A group of local women are taking on Wikipedia.

“The gender gap on Wikipedia really just boils down to most of the people who write on Wikipedia are men,” said Kelly Doyle, a librarian at West Virginia University and scholar on gender equality. "We're trying to ... get more women to write on Wikipedia and, as a result, have more articles and content about women."

Doyle drove to Pittsburgh on Saturday to join more than 100 participants in a day-long Wikipedia “edit-a-thon.”

Alexandra Oliver, writer and content creator for the Energy Innovation Center, co-hosted the local event, which was part of a worldwide campaign to add more female voices to Wikipedia content.

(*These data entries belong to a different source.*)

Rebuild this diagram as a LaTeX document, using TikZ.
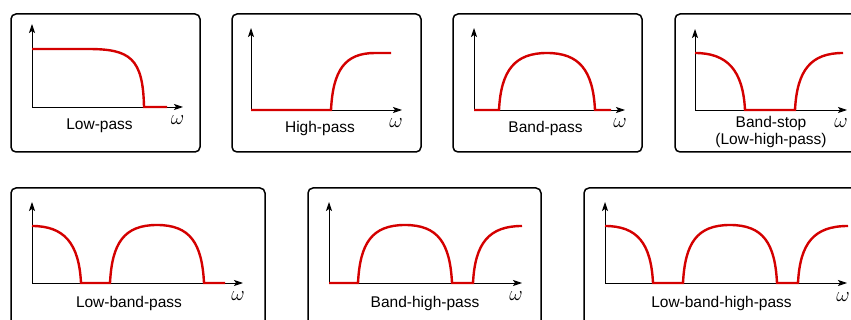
\documentclass[tikz,border=0pt]{standalone}
\usepackage{fontspec}
\setmainfont{Liberation Sans}
\usetikzlibrary{arrows.meta}

\definecolor{respred}{RGB}{212,0,0}

\begin{document}
\begin{tikzpicture}[
  x=1pt, y=-1pt,
  panel/.style={draw=black, line width=1.5pt, rounded corners=5pt},
  axis/.style={draw, -{Stealth[length=9pt,width=6pt,inset=2pt]}, line width=0.9pt},
  resp/.style={draw=respred, line width=2.4pt},
  lbl/.style={anchor=base, inner sep=0pt, font=\fontsize{15.5}{17}\selectfont},
  freq/.style={inner sep=0pt, font=\fontsize{22}{22}\selectfont}
]
\clip (0,0) rectangle (851,320);

% frames
\draw[panel] (11,14) rectangle (200,152);
\draw[panel] (232,14) rectangle (421,152);
\draw[panel] (453,14) rectangle (642,152);
\draw[panel] (675,14) rectangle (870,152);
\draw[panel] (11,188) rectangle (265,340);
\draw[panel] (308,188) rectangle (541,340);
\draw[panel] (584,188) rectangle (870,340);

% axes
\coordinate (o1) at (32,107);  \coordinate (y1) at (32,24);   \coordinate (x1) at (183,107);
\coordinate (o2) at (251,110); \coordinate (y2) at (251,28);  \coordinate (x2) at (402,110);
\coordinate (o3) at (474,110); \coordinate (y3) at (474,28);  \coordinate (x3) at (625,110);
\coordinate (o4) at (695,110); \coordinate (y4) at (695,29);  \coordinate (x4) at (847,110);
\coordinate (o5) at (32,283);  \coordinate (y5) at (32,202);  \coordinate (x5) at (243,283);
\coordinate (o6) at (329,283); \coordinate (y6) at (329,202); \coordinate (x6) at (522,283);
\coordinate (o7) at (605,283); \coordinate (y7) at (605,202); \coordinate (x7) at (847,283);

\draw[axis] (o1) -- (y1); \draw[axis] (o1) -- (x1);
\draw[axis] (o2) -- (y2); \draw[axis] (o2) -- (x2);
\draw[axis] (o3) -- (y3); \draw[axis] (o3) -- (x3);
\draw[axis] (o4) -- (y4); \draw[axis] (o4) -- (x4);
\draw[axis] (o5) -- (y5); \draw[axis] (o5) -- (x5);
\draw[axis] (o6) -- (y6); \draw[axis] (o6) -- (x6);
\draw[axis] (o7) -- (y7); \draw[axis] (o7) -- (x7);

% responses
\draw[resp] (32,49) -- (88,49) .. controls (130,49) and (143,58) .. (144,107) -- (167,107);
\draw[resp] (251,110) -- (331,110) .. controls (333,70) and (345,53) .. (375,53) -- (391,53);
\draw[resp] (474,110) -- (499,110) .. controls (501,70) and (515,53) .. (547,53)
  .. controls (579,53) and (593,70) .. (595,110) -- (611,110);
\draw[resp] (695,53) .. controls (727,53) and (743,70) .. (745,110) -- (795,110)
  .. controls (797,70) and (811,53) .. (843,53);
\draw[resp] (32,226) .. controls (64,226) and (79,243) .. (81,283) -- (110,283)
  .. controls (112,243) and (124,225) .. (157,225)
  .. controls (190,225) and (202,243) .. (204,283) -- (225,283);
\draw[resp] (329,283) -- (358,283) .. controls (360,243) and (372,225) .. (405,225)
  .. controls (438,225) and (450,243) .. (452,283) -- (473,283)
  .. controls (475,243) and (489,226) .. (522,226);
\draw[resp] (605,226) .. controls (637,226) and (651,243) .. (653,283) -- (683,283)
  .. controls (685,243) and (697,225) .. (730,225)
  .. controls (763,225) and (775,243) .. (777,283) -- (798,283)
  .. controls (800,243) and (814,226) .. (848,226);

% labels
\node[lbl] (lp) at (99.5,130) {Low-pass};
\node[lbl] (hp) at (320,133) {High-pass};
\node[lbl] (bp) at (545.5,133) {Band-pass};
\node[lbl, align=center] (bs) at (771,145) {Band-stop\\(Low-high-pass)};
\node[lbl] (lbp) at (129,308) {Low-band-pass};
\node[lbl] (bhp) at (425,308) {Band-high-pass};
\node[lbl] (lbhp) at (721.5,308) {Low-band-high-pass};

\node[freq] (w1) at (177.5,120) {$\omega$};
\node[freq] (w2) at (396,123) {$\omega$};
\node[freq] (w3) at (620,123) {$\omega$};
\node[freq] (w4) at (841,123) {$\omega$};
\node[freq] (w5) at (238,296) {$\omega$};
\node[freq] (w6) at (516,296) {$\omega$};
\node[freq] (w7) at (843,297) {$\omega$};
\end{tikzpicture}
\end{document}
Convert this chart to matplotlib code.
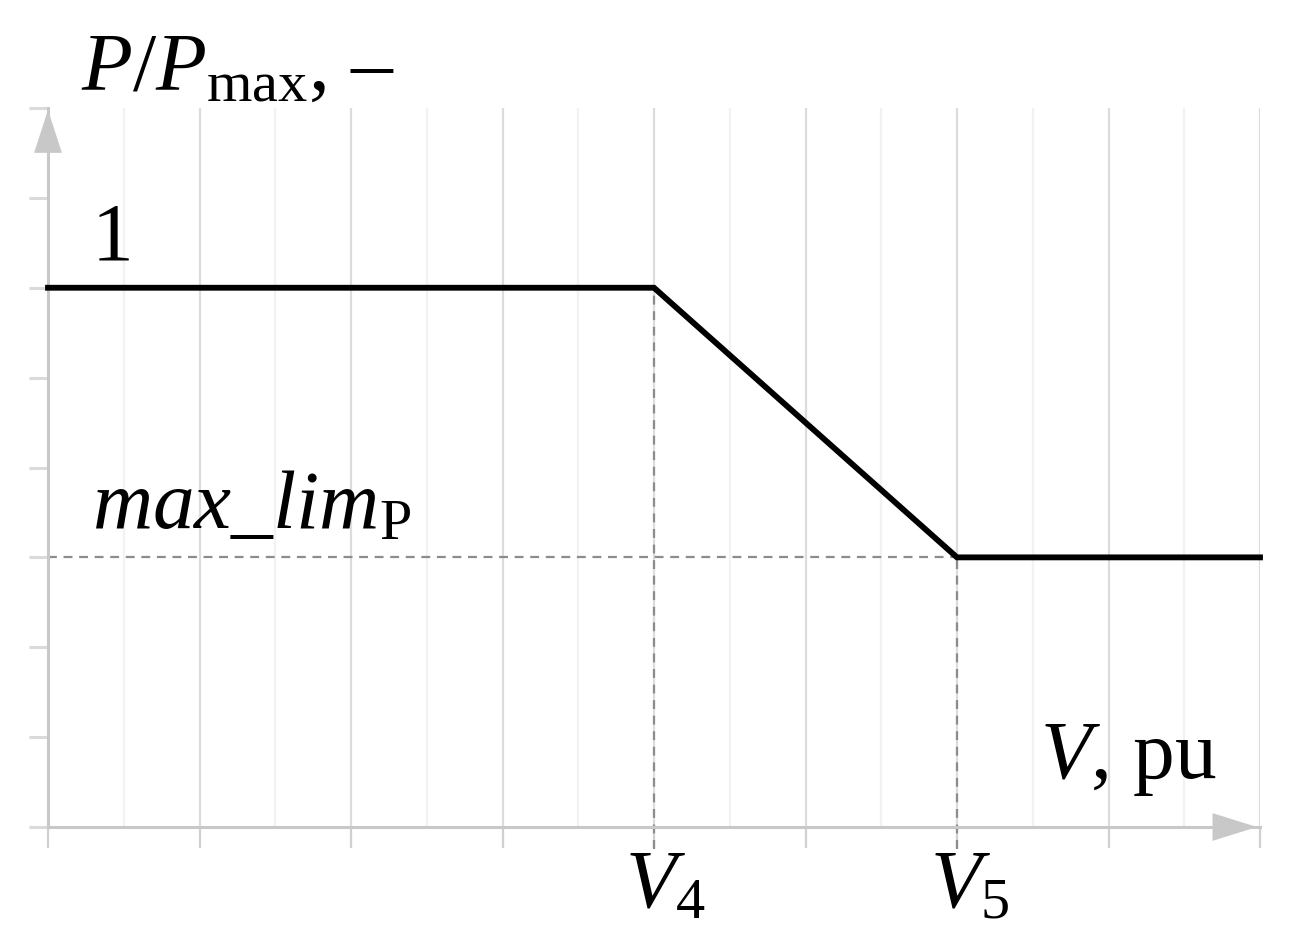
import matplotlib
matplotlib.use("Agg")
import matplotlib.pyplot as plt

# characteristic: P/Pmax vs V (schematic units)
v_pts = [0, 4, 6, 8]
p_pts = [6, 6, 3, 3]
v4, v5 = 4, 6
p_one, p_lim = 6, 3
x_major = list(range(0, 9))
x_minor = [i + 0.5 for i in range(8)]
y_ticks = list(range(0, 9))

plt.rcParams['mathtext.fontset'] = 'custom'
plt.rcParams['mathtext.rm'] = 'Liberation Serif'
plt.rcParams['mathtext.it'] = 'Liberation Serif:italic'
plt.rcParams['font.family'] = 'Liberation Serif'

fig = plt.figure(figsize=(12.93, 9.46), dpi=100)
W, H = 1293, 946
x0, x1, y0, y1 = 48, 1260, 827, 108
ax = fig.add_axes([x0 / W, 1 - y0 / H, (x1 - x0) / W, (y0 - y1) / H])
ax.set_xlim(0, 8)
ax.set_ylim(0, 8)

gc = '#c8c8c8'
# grid
for x in x_minor:
    ax.axvline(x, color='#f2f2f2', lw=1.6, zorder=0)
for x in x_major:
    ax.axvline(x, color='#dcdcdc', lw=1.6, zorder=0)

for s in ['top', 'right']:
    ax.spines[s].set_visible(False)
for s in ['left', 'bottom']:
    ax.spines[s].set_color(gc)
    ax.spines[s].set_linewidth(2.2)

ax.set_xticks(x_major)
ax.set_yticks(y_ticks)
ax.set_xticklabels([])
ax.set_yticklabels([])
ax.tick_params(axis='x', direction='out', length=15, width=1.6, color='#d0d0d0')
ax.tick_params(axis='y', direction='out', length=14, width=2.2, color='#dadada')

# arrows
ax.annotate('', xy=(0, 7.98), xytext=(0, 7.3), xycoords='data', annotation_clip=False,
            arrowprops=dict(arrowstyle='-|>,head_length=1.55,head_width=0.5',
                            mutation_scale=20, color=gc, lw=0, shrinkA=0, shrinkB=0))
ax.annotate('', xy=(7.98, 0), xytext=(7.4, 0), xycoords='data', annotation_clip=False,
            arrowprops=dict(arrowstyle='-|>,head_length=1.6,head_width=0.5',
                            mutation_scale=20, color=gc, lw=0, shrinkA=0, shrinkB=0))

# dashed helpers
dash = dict(color='#8c8c8c', lw=1.6, ls=(0, (4, 3)), zorder=2)
ax.plot([v4, v4], [-0.25, p_one], clip_on=False, **dash)
ax.plot([v5, v5], [-0.25, p_lim], clip_on=False, **dash)
ax.plot([0, v5], [p_lim, p_lim], **dash)

# main curve
ax.plot(v_pts, p_pts, color='black', lw=4.2, solid_joinstyle='miter', zorder=3, clip_on=False)

fs = 60
ax.text(0.22, 8.2, r'$P/P_{\mathrm{max}}$, –', fontsize=fs, va='baseline', ha='left')
ax.text(0.29, 6.31, '1', fontsize=fs, va='baseline', ha='left')
ax.text(0.29, 3.32, r'$max\_lim_{\mathrm{P}}$', fontsize=fs, va='baseline', ha='left')
ax.text(6.55, 0.545, r'$V$, pu', fontsize=fs, va='baseline', ha='left')
ax.text(3.81, -0.89, r'$V_{4}$', fontsize=fs, va='baseline', ha='left')
ax.text(5.82, -0.89, r'$V_{5}$', fontsize=fs, va='baseline', ha='left')

fig.savefig('out.png', dpi=100, facecolor='white')
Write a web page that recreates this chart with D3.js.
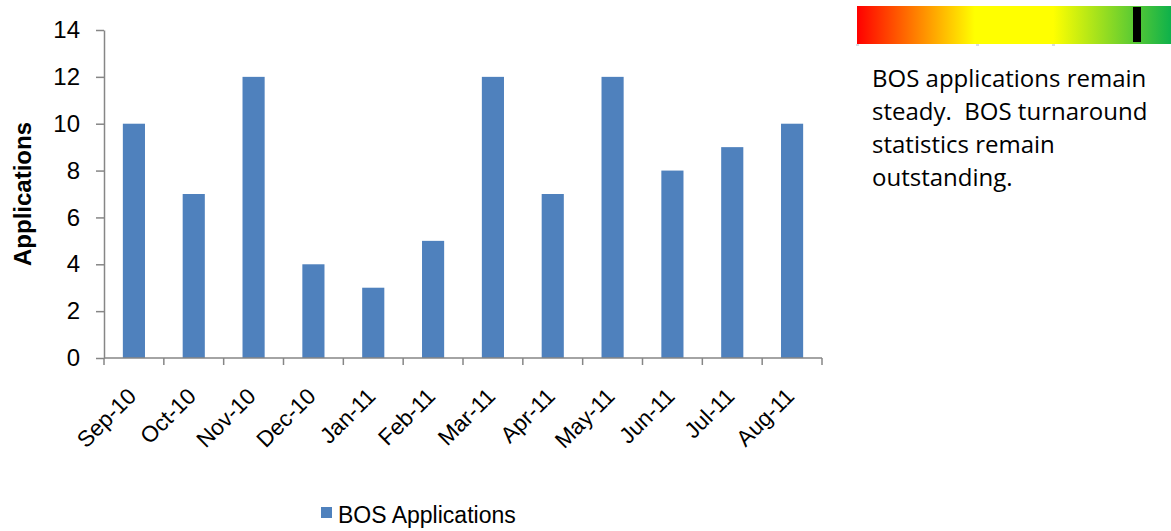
<!DOCTYPE html>
<html>
<head>
<meta charset="utf-8">
<script src="https://cdn.jsdelivr.net/npm/d3@7"></script>
<style>
  body { margin: 0; background: #fff; }
  text { font-family: "Liberation Sans", Arial, sans-serif; }
</style>
</head>
<body>
<div class="graph"></div>
<script>
const months = ["Sep-10", "Oct-10", "Nov-10", "Dec-10", "Jan-11", "Feb-11",
                "Mar-11", "Apr-11", "May-11", "Jun-11", "Jul-11", "Aug-11"];
const applications = [10, 7, 12, 4, 3, 5, 12, 7, 12, 8, 9, 10];
const yTicks = [0, 2, 4, 6, 8, 10, 12, 14];
const seriesName = "BOS Applications";
const noteLines = ["BOS applications remain", "steady.  BOS turnaround", "statistics remain", "outstanding."];

const width = 1171, height = 531;
const plot = { left: 104, right: 822, top: 30, bottom: 358 };
const axisColor = "#868686";
const barColor = "#4F81BD";

const svg = d3.select(".graph")
    .append("svg")
    .attr("width", width)
    .attr("height", height);

const xScale = d3.scaleBand()
    .domain(months)
    .range([plot.left, plot.right])
    .paddingInner(0.63)
    .paddingOuter(0.315);

const yScale = d3.scaleLinear()
    .domain([0, 14])
    .range([plot.bottom, plot.top]);

// bars
svg.selectAll("rect.bar")
    .data(applications)
    .enter()
    .append("rect")
    .attr("class", "bar")
    .attr("x", (d, i) => xScale(months[i]))
    .attr("y", d => yScale(d))
    .attr("width", xScale.bandwidth())
    .attr("height", d => yScale(0) - yScale(d))
    .attr("fill", barColor);

// y axis
const yAxis = svg.append("g")
    .attr("transform", `translate(${plot.left}, 0)`)
    .call(d3.axisLeft(yScale).tickValues(yTicks).tickSize(8).tickPadding(16).tickSizeOuter(0));
yAxis.select(".domain").attr("stroke", axisColor).attr("stroke-width", 1.5);
yAxis.selectAll(".tick line").attr("stroke", axisColor).attr("stroke-width", 1.5);
yAxis.selectAll(".tick text").attr("fill", "#000").style("font-size", "24px");

// x axis: ticks on band boundaries
const bounds = months.map(m => xScale(m) - xScale.step() * xScale.paddingInner() / 2).concat([plot.right]);
const xg = svg.append("g");
xg.append("line")
    .attr("x1", plot.left).attr("x2", plot.right)
    .attr("y1", plot.bottom).attr("y2", plot.bottom)
    .attr("stroke", axisColor).attr("stroke-width", 1.5);
xg.selectAll("line.tk")
    .data(bounds)
    .enter()
    .append("line")
    .attr("class", "tk")
    .attr("x1", d => d).attr("x2", d => d)
    .attr("y1", plot.bottom).attr("y2", plot.bottom + 7)
    .attr("stroke", axisColor).attr("stroke-width", 1.5);
xg.selectAll("text")
    .data(months)
    .enter()
    .append("text")
    .attr("transform", d => `translate(${xScale(d) + xScale.bandwidth() / 2 - 2}, ${plot.bottom + 34}) rotate(-45)`)
    .attr("text-anchor", "end")
    .attr("dy", "0.35em")
    .style("font-size", "22.5px")
    .text(d => d);

// y label
svg.append("text")
    .attr("transform", `translate(31, ${(plot.top + plot.bottom) / 2}) rotate(-90)`)
    .attr("text-anchor", "middle")
    .style("font-size", "24px")
    .style("font-weight", "bold")
    .text("Applications");

// legend
svg.append("rect")
    .attr("x", 321).attr("y", 507).attr("width", 11).attr("height", 11)
    .attr("fill", barColor);
svg.append("text")
    .attr("x", 338).attr("y", 523)
    .style("font-size", "23px")
    .text(seriesName);

// status gradient bar
const defs = svg.append("defs");
const grad = defs.append("linearGradient").attr("id", "status");
[[0, "#FF0000"], [0.375, "#FFFF00"], [0.625, "#FFFF00"], [1, "#0EB14B"]].forEach(s => {
  grad.append("stop").attr("offset", s[0]).attr("stop-color", s[1]);
});
svg.append("rect")
    .attr("x", 857).attr("y", 6).attr("width", 314).attr("height", 38)
    .attr("fill", "url(#status)");
[857, 977, 1053].forEach(x => {
  svg.append("rect").attr("x", x - 1).attr("y", 44).attr("width", 3).attr("height", 2).attr("fill", "#d8dde4");
});
svg.append("rect")
    .attr("x", 1133).attr("y", 7).attr("width", 8).attr("height", 35)
    .attr("fill", "#000");

// note text
svg.append("g")
    .selectAll("text")
    .data(noteLines)
    .enter()
    .append("text")
    .attr("x", 872)
    .attr("y", (d, i) => 87 + i * 33)
    .style("font-family", "'Open Sans', Lato, sans-serif")
    .style("font-size", "24px")
    .style("white-space", "pre")
    .attr("fill", "#000")
    .text(d => d);
</script>
</body>
</html>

“So when I heard about this event, I thought it was a great idea, and it was surprising to me that Pittsburgh had not participated before,” Oliver said. “We thought it was time.”

Oliver has been contributing to Wikipedia for years, editing articles to include more citations about successful female researchers, scholars and, especially, artists. She said her mission is to close "a serious gender-gap online."

“We’ve increasingly become aware of the ways in which tech and online culture and digital culture are hostile to women,” Oliver said. “So, in the case of Wikipedia, this is reflected both in the content and the participation among the editorship.”

Oliver said only 15 percent of the biographical articles on the website are about women.

Because most of the participants at this weekend’s event were beginners, organizers started with a brief tutorial on what constitutes relevant content and sources.

A few men also participated, like Mark Howe from Open Pittsburgh, which advocates for access to governmental information. Howe said access shouldn’t be limited to gender.

“From a technology standpoint, obviously it’s male-dominated," he said. "What has to happen is a real understanding that there are more than just guys in the technology field interested in technology and interested in information.”

Co-organizer and self-described feminist Vicky Clark said she hoped events like the “edit-a-thon” draw attention to the significant contributions from women, especially in technology.

“Wikipedia is used by so many people,” Clark said. “If they don’t see women, they don’t think women did anything.”

To date, nearly 1,000 Wikipedia articles have been created or improved with new citations as a direct result of the annual “edit-a-thon.” Wikipedia supports and promotes the event, along with companies like Google, who also provided funding.

In this week's Tech Report calendar:

  • The man credited with inventing email has died. Internet pioneer Ray Tomlinson was 74 years old. Back in 1971, he came up with the idea of electronic messages that could be sent from one network to another. His invention included the @ symbol in email addresses. Tomlinson was inducted into the Internet Hall of Fame four years ago. He died this weekend from a heart attack.
  • There’s some disappointing news for British Nook owners. Barnes and Noble has announced it will stop selling digital books in the UK next week.  The decision is the result of sluggish sales, which lag significantly behind competitor Amazon Kindle. Here in the here in the U.S., e-book sales were down as much as 10 percent last year, according to the Association of American Publishers.